AIM:
Repeat the data below exactly, dropping any pictures it holds.

**** INFORMATION SHOWN ****

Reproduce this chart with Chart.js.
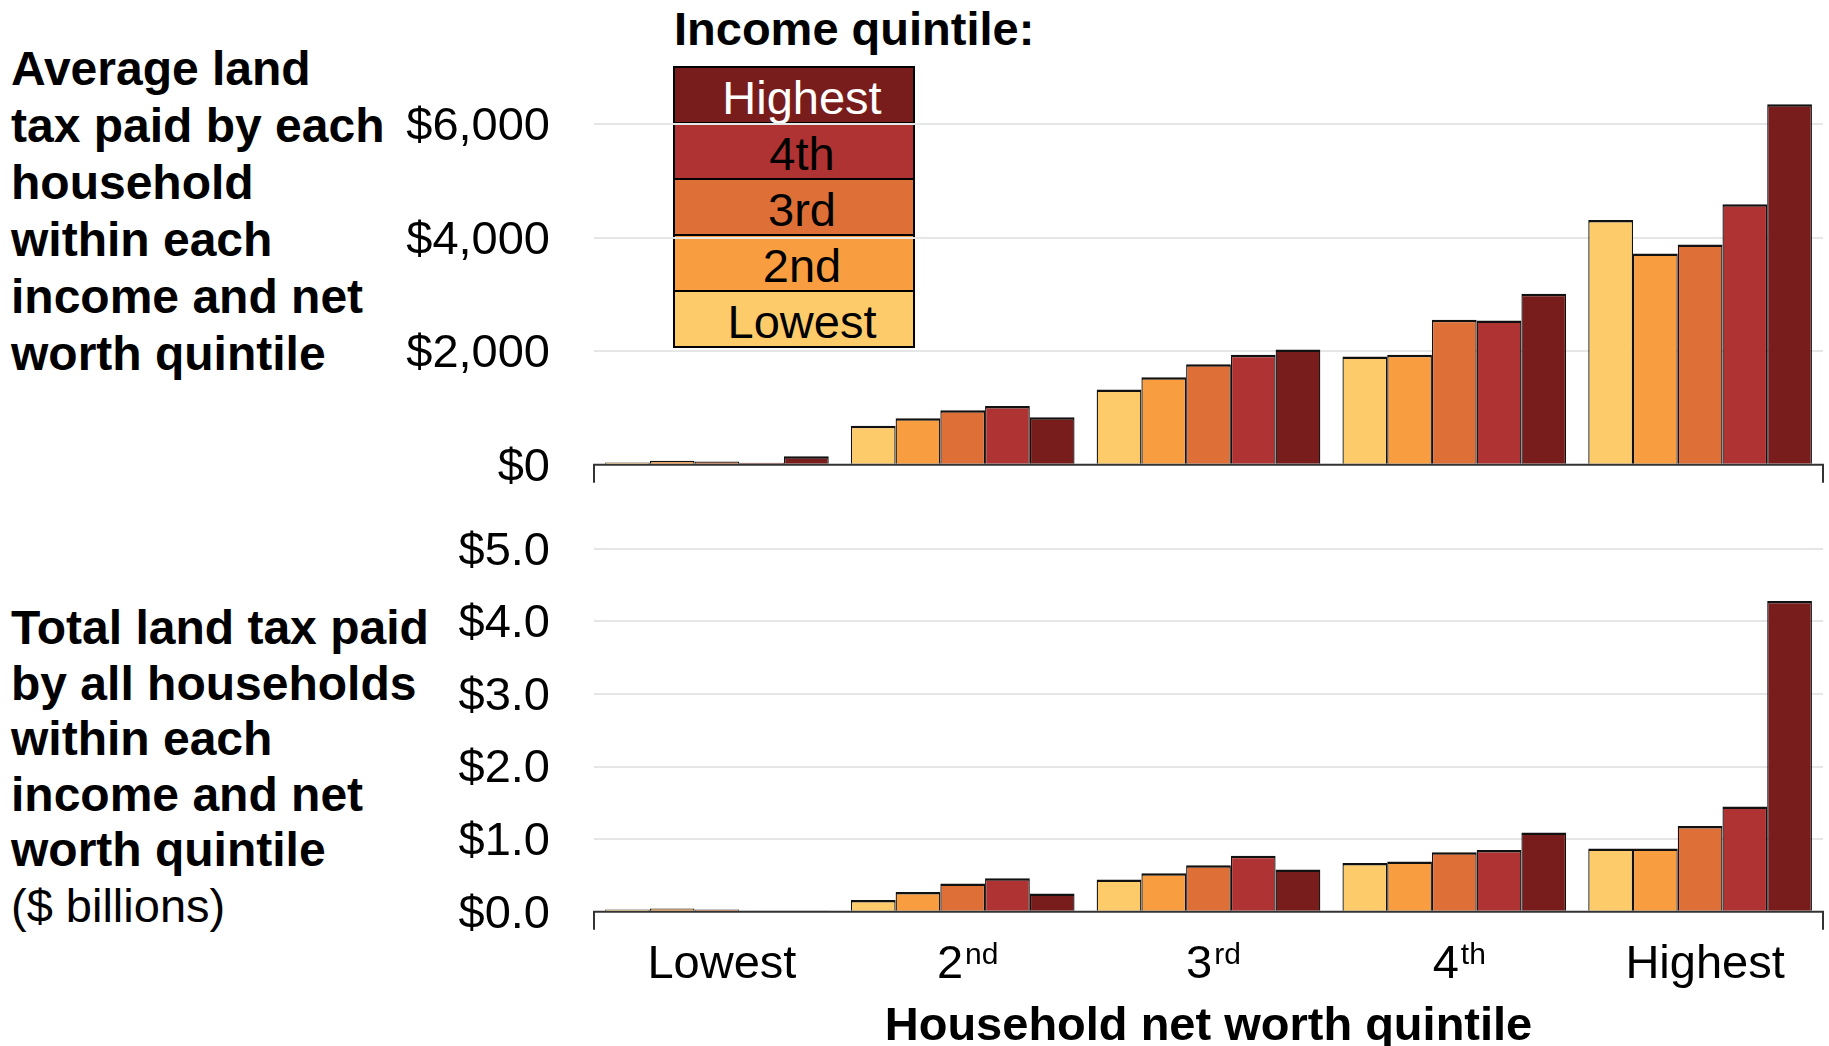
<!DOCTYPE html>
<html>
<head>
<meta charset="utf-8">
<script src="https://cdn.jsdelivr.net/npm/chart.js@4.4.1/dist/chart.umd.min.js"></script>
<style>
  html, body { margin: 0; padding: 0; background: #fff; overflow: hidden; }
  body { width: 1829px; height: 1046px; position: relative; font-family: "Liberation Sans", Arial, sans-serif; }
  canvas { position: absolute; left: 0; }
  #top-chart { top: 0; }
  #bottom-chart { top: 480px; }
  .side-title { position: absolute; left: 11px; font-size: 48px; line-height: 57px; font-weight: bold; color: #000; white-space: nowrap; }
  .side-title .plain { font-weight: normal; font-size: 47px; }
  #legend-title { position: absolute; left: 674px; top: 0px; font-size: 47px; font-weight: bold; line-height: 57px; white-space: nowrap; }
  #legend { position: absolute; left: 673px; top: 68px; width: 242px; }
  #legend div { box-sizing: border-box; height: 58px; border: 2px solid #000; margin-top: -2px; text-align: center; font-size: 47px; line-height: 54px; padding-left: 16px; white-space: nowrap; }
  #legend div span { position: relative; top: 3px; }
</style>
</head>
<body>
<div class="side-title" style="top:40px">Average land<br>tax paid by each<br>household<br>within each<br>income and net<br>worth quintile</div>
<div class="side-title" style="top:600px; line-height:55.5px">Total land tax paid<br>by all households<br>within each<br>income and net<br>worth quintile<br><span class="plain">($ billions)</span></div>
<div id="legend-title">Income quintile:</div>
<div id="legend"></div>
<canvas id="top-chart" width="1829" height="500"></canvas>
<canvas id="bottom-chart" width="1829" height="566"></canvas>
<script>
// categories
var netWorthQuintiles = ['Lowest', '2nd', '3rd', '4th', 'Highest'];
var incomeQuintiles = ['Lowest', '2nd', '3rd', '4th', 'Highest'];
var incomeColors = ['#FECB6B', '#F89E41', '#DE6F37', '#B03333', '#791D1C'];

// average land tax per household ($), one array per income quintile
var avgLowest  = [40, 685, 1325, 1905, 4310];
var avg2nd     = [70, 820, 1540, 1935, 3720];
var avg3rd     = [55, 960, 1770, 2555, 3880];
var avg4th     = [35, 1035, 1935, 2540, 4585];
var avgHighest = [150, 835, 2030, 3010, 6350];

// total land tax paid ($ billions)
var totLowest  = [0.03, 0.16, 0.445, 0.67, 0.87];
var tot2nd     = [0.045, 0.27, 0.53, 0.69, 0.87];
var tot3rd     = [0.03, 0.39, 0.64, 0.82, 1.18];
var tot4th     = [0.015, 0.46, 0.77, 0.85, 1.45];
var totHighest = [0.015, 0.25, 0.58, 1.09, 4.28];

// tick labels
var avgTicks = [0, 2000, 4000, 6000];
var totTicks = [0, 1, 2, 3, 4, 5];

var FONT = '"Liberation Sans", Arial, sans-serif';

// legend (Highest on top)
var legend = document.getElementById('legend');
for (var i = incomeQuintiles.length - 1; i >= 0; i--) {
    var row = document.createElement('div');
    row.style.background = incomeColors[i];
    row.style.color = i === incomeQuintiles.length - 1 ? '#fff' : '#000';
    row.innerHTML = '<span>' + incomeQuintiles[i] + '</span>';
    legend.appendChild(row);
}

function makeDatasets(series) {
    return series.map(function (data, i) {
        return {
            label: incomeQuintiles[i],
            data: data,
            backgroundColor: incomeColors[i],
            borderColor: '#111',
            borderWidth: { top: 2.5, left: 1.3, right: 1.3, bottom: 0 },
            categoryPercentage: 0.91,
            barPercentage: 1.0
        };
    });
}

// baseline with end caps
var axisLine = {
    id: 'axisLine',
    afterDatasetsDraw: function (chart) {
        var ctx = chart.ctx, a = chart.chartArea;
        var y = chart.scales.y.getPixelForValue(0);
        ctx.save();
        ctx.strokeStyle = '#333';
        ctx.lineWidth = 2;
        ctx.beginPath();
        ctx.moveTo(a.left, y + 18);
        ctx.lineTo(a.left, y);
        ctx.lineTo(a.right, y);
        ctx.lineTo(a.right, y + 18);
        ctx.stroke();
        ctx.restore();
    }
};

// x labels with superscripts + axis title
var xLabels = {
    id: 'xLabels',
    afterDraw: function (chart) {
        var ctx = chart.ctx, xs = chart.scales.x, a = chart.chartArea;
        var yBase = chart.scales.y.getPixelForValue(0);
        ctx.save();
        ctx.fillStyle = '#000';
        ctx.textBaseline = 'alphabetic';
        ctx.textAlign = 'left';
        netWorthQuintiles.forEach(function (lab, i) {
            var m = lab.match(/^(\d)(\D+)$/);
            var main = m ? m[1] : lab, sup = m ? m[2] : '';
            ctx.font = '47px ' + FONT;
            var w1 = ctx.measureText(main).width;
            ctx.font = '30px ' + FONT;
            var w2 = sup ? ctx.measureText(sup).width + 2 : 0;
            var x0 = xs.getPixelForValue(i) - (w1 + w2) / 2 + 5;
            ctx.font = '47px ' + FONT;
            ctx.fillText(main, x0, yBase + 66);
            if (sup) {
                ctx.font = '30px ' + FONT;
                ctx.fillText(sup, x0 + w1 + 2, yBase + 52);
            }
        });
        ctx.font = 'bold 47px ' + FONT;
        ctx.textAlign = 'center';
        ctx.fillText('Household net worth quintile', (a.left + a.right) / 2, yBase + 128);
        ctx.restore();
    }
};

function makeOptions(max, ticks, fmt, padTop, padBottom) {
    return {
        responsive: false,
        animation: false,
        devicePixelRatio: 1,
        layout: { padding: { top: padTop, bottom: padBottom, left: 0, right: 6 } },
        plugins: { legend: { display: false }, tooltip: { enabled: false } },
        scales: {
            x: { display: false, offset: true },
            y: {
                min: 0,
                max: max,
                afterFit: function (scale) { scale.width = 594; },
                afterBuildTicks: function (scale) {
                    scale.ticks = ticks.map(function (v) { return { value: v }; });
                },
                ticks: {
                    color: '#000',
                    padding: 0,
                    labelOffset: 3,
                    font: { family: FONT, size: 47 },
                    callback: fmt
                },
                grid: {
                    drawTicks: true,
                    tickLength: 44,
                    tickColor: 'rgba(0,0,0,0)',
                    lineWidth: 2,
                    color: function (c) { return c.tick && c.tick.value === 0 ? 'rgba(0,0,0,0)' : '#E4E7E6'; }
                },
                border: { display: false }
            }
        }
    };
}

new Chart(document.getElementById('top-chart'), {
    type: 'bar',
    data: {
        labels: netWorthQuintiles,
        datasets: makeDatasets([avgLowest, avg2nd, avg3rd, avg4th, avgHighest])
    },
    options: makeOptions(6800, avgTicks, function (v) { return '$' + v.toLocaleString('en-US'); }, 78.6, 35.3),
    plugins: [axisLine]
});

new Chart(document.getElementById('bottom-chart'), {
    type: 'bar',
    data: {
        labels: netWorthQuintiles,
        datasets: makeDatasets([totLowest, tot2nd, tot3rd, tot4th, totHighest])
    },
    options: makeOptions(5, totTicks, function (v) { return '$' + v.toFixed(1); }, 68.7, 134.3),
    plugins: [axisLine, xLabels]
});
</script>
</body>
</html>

****

RESPONSE TO THE EXERCISE:
Reproduce this chart with Chart.js.
<!DOCTYPE html>
<html>
<head>
<meta charset="utf-8">
<script src="https://cdn.jsdelivr.net/npm/chart.js@4.4.1/dist/chart.umd.min.js"></script>
<style>
  html, body { margin: 0; padding: 0; background: #fff; overflow: hidden; }
  body { width: 1829px; height: 1046px; position: relative; font-family: "Liberation Sans", Arial, sans-serif; }
  canvas { position: absolute; left: 0; }
  #top-chart { top: 0; }
  #bottom-chart { top: 480px; }
  .side-title { position: absolute; left: 11px; font-size: 48px; line-height: 57px; font-weight: bold; color: #000; white-space: nowrap; }
  .side-title .plain { font-weight: normal; font-size: 47px; }
  #legend-title { position: absolute; left: 674px; top: 0px; font-size: 47px; font-weight: bold; line-height: 57px; white-space: nowrap; }
  #legend { position: absolute; left: 673px; top: 68px; width: 242px; }
  #legend div { box-sizing: border-box; height: 58px; border: 2px solid #000; margin-top: -2px; text-align: center; font-size: 47px; line-height: 54px; padding-left: 16px; white-space: nowrap; }
  #legend div span { position: relative; top: 3px; }
</style>
</head>
<body>
<div class="side-title" style="top:40px">Average land<br>tax paid by each<br>household<br>within each<br>income and net<br>worth quintile</div>
<div class="side-title" style="top:600px; line-height:55.5px">Total land tax paid<br>by all households<br>within each<br>income and net<br>worth quintile<br><span class="plain">($ billions)</span></div>
<div id="legend-title">Income quintile:</div>
<div id="legend"></div>
<canvas id="top-chart" width="1829" height="500"></canvas>
<canvas id="bottom-chart" width="1829" height="566"></canvas>
<script>
// categories
var netWorthQuintiles = ['Lowest', '2nd', '3rd', '4th', 'Highest'];
var incomeQuintiles = ['Lowest', '2nd', '3rd', '4th', 'Highest'];
var incomeColors = ['#FECB6B', '#F89E41', '#DE6F37', '#B03333', '#791D1C'];

// average land tax per household ($), one array per income quintile
var avgLowest  = [40, 685, 1325, 1905, 4310];
var avg2nd     = [70, 820, 1540, 1935, 3720];
var avg3rd     = [55, 960, 1770, 2555, 3880];
var avg4th     = [35, 1035, 1935, 2540, 4585];
var avgHighest = [150, 835, 2030, 3010, 6350];

// total land tax paid ($ billions)
var totLowest  = [0.03, 0.16, 0.445, 0.67, 0.87];
var tot2nd     = [0.045, 0.27, 0.53, 0.69, 0.87];
var tot3rd     = [0.03, 0.39, 0.64, 0.82, 1.18];
var tot4th     = [0.015, 0.46, 0.77, 0.85, 1.45];
var totHighest = [0.015, 0.25, 0.58, 1.09, 4.28];

// tick labels
var avgTicks = [0, 2000, 4000, 6000];
var totTicks = [0, 1, 2, 3, 4, 5];

var FONT = '"Liberation Sans", Arial, sans-serif';

// legend (Highest on top)
var legend = document.getElementById('legend');
for (var i = incomeQuintiles.length - 1; i >= 0; i--) {
    var row = document.createElement('div');
    row.style.background = incomeColors[i];
    row.style.color = i === incomeQuintiles.length - 1 ? '#fff' : '#000';
    row.innerHTML = '<span>' + incomeQuintiles[i] + '</span>';
    legend.appendChild(row);
}

function makeDatasets(series) {
    return series.map(function (data, i) {
        return {
            label: incomeQuintiles[i],
            data: data,
            backgroundColor: incomeColors[i],
            borderColor: '#111',
            borderWidth: { top: 2.5, left: 1.3, right: 1.3, bottom: 0 },
            categoryPercentage: 0.91,
            barPercentage: 1.0
        };
    });
}

// baseline with end caps
var axisLine = {
    id: 'axisLine',
    afterDatasetsDraw: function (chart) {
        var ctx = chart.ctx, a = chart.chartArea;
        var y = chart.scales.y.getPixelForValue(0);
        ctx.save();
        ctx.strokeStyle = '#333';
        ctx.lineWidth = 2;
        ctx.beginPath();
        ctx.moveTo(a.left, y + 18);
        ctx.lineTo(a.left, y);
        ctx.lineTo(a.right, y);
        ctx.lineTo(a.right, y + 18);
        ctx.stroke();
        ctx.restore();
    }
};

// x labels with superscripts + axis title
var xLabels = {
    id: 'xLabels',
    afterDraw: function (chart) {
        var ctx = chart.ctx, xs = chart.scales.x, a = chart.chartArea;
        var yBase = chart.scales.y.getPixelForValue(0);
        ctx.save();
        ctx.fillStyle = '#000';
        ctx.textBaseline = 'alphabetic';
        ctx.textAlign = 'left';
        netWorthQuintiles.forEach(function (lab, i) {
            var m = lab.match(/^(\d)(\D+)$/);
            var main = m ? m[1] : lab, sup = m ? m[2] : '';
            ctx.font = '47px ' + FONT;
            var w1 = ctx.measureText(main).width;
            ctx.font = '30px ' + FONT;
            var w2 = sup ? ctx.measureText(sup).width + 2 : 0;
            var x0 = xs.getPixelForValue(i) - (w1 + w2) / 2 + 5;
            ctx.font = '47px ' + FONT;
            ctx.fillText(main, x0, yBase + 66);
            if (sup) {
                ctx.font = '30px ' + FONT;
                ctx.fillText(sup, x0 + w1 + 2, yBase + 52);
            }
        });
        ctx.font = 'bold 47px ' + FONT;
        ctx.textAlign = 'center';
        ctx.fillText('Household net worth quintile', (a.left + a.right) / 2, yBase + 128);
        ctx.restore();
    }
};

function makeOptions(max, ticks, fmt, padTop, padBottom) {
    return {
        responsive: false,
        animation: false,
        devicePixelRatio: 1,
        layout: { padding: { top: padTop, bottom: padBottom, left: 0, right: 6 } },
        plugins: { legend: { display: false }, tooltip: { enabled: false } },
        scales: {
            x: { display: false, offset: true },
            y: {
                min: 0,
                max: max,
                afterFit: function (scale) { scale.width = 594; },
                afterBuildTicks: function (scale) {
                    scale.ticks = ticks.map(function (v) { return { value: v }; });
                },
                ticks: {
                    color: '#000',
                    padding: 0,
                    labelOffset: 3,
                    font: { family: FONT, size: 47 },
                    callback: fmt
                },
                grid: {
                    drawTicks: true,
                    tickLength: 44,
                    tickColor: 'rgba(0,0,0,0)',
                    lineWidth: 2,
                    color: function (c) { return c.tick && c.tick.value === 0 ? 'rgba(0,0,0,0)' : '#E4E7E6'; }
                },
                border: { display: false }
            }
        }
    };
}

new Chart(document.getElementById('top-chart'), {
    type: 'bar',
    data: {
        labels: netWorthQuintiles,
        datasets: makeDatasets([avgLowest, avg2nd, avg3rd, avg4th, avgHighest])
    },
    options: makeOptions(6800, avgTicks, function (v) { return '$' + v.toLocaleString('en-US'); }, 78.6, 35.3),
    plugins: [axisLine]
});

new Chart(document.getElementById('bottom-chart'), {
    type: 'bar',
    data: {
        labels: netWorthQuintiles,
        datasets: makeDatasets([totLowest, tot2nd, tot3rd, tot4th, totHighest])
    },
    options: makeOptions(5, totTicks, function (v) { return '$' + v.toFixed(1); }, 68.7, 134.3),
    plugins: [axisLine, xLabels]
});
</script>
</body>
</html>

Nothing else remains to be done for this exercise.